NEW YORK (AP) — Hotelier and real estate developer Ian Schrager says his presidential pardon will bring important closure for him and his family.
Schrager was sentenced in 1980 to 20 months behind bars for tax evasion. He was accused of hiding money from his celebrity hangout, Studio 54 — concealing some of it in trash bags and ceiling panels.
Schrager spoke to The New York Times (http://nyti.ms/2k7goS0) about the pardon he received Tuesday from President Barack Obama. The pardon sets aside his felony conviction and restores his civil liberties, including voting, but doesn't erase his criminal record.
He managed to bounce back in the business world, and he's largely credited with starting the boutique hotel trend.
"I was able to overcome everything by being tenacious and, I suppose, relentless, and having successful products," he said.

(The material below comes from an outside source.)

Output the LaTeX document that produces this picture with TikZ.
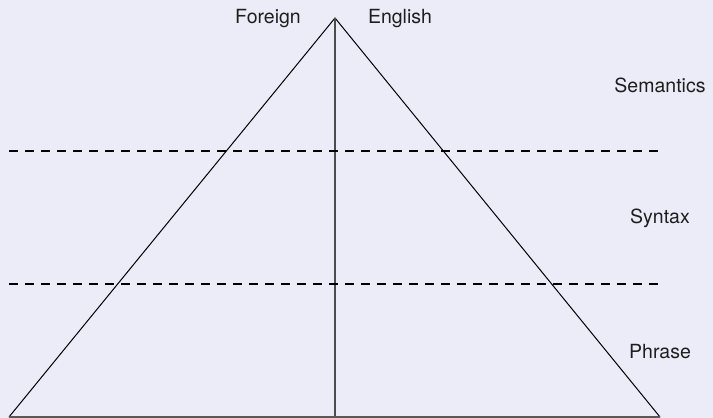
\documentclass[tikz,border=0pt]{standalone}
\usepackage{fontspec}
\setmainfont{TeX Gyre Heros}
\definecolor{bgcol}{RGB}{236,236,248}
\definecolor{txtcol}{RGB}{30,30,30}
\begin{document}
\begin{tikzpicture}[x=1pt,y=-1pt,
  lbl/.style={font=\fontsize{19.5}{22}\selectfont, text=txtcol, inner sep=0pt, anchor=center},
  side/.style={draw=black, line width=1pt},
  stem/.style={draw=black!70, line width=1.6pt},
  sep/.style={draw=black, line width=1.3pt, dash pattern=on 9pt off 7pt}]
\fill[bgcol] (0,0) rectangle (713,418);
\useasboundingbox (0,0) rectangle (713,418);
\coordinate (apex) at (335,18);
\coordinate (bl) at (9,417);
\coordinate (br) at (660,417);
\coordinate (bm) at (335,418);
\coordinate (s1a) at (9,151);
\coordinate (s1b) at (660,151);
\coordinate (s2a) at (9,284);
\coordinate (s2b) at (660,284);
\draw[side] (bl) -- (apex) -- (br);
\draw[stem] (apex) -- (bm);
\draw[black!65, line width=2pt] (bl) -- (br);
\draw[sep] (s1a) -- (s1b);
\draw[sep] (s2a) -- (s2b);
\node[lbl] (foreign) at (268,19) {Foreign};
\node[lbl] (english) at (400,19) {English};
\node[lbl] (sem) at (660,85) {Semantics};
\node[lbl] (syn) at (660,218) {Syntax};
\node[lbl] (phr) at (660,352) {Phrase};
\end{tikzpicture}
\end{document}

Schrager recalled driving to Virginia to get a credit card because banks in New York wouldn't do business with him. He couldn't get a liquor license for his first hotels in Manhattan. At airports, he was detained for questioning when re-entering the country.
The pardon, which he applied for in 2012, "wasn't something that I needed to continue business," he said. "I wanted it for closure. I wanted it for my family."
Knowing that his son, who's 6, would grow up and learn about what he had done pushed Schrager to pursue a pardon.
"It's hard to be a good example for your kids when you did something like what I did, and you try to teach your kids to live by the rules and be an upstanding person," said Schrager, 70.
"It happened when I was young enough, and thank God, having lost everything, I didn't lose my enthusiasm for life," he said. "Either I was just going to give up, or dust myself off and put my head down and just try and recoup everything that l lost."
"Some of it you can't recoup," he added. "I'll always have the scar."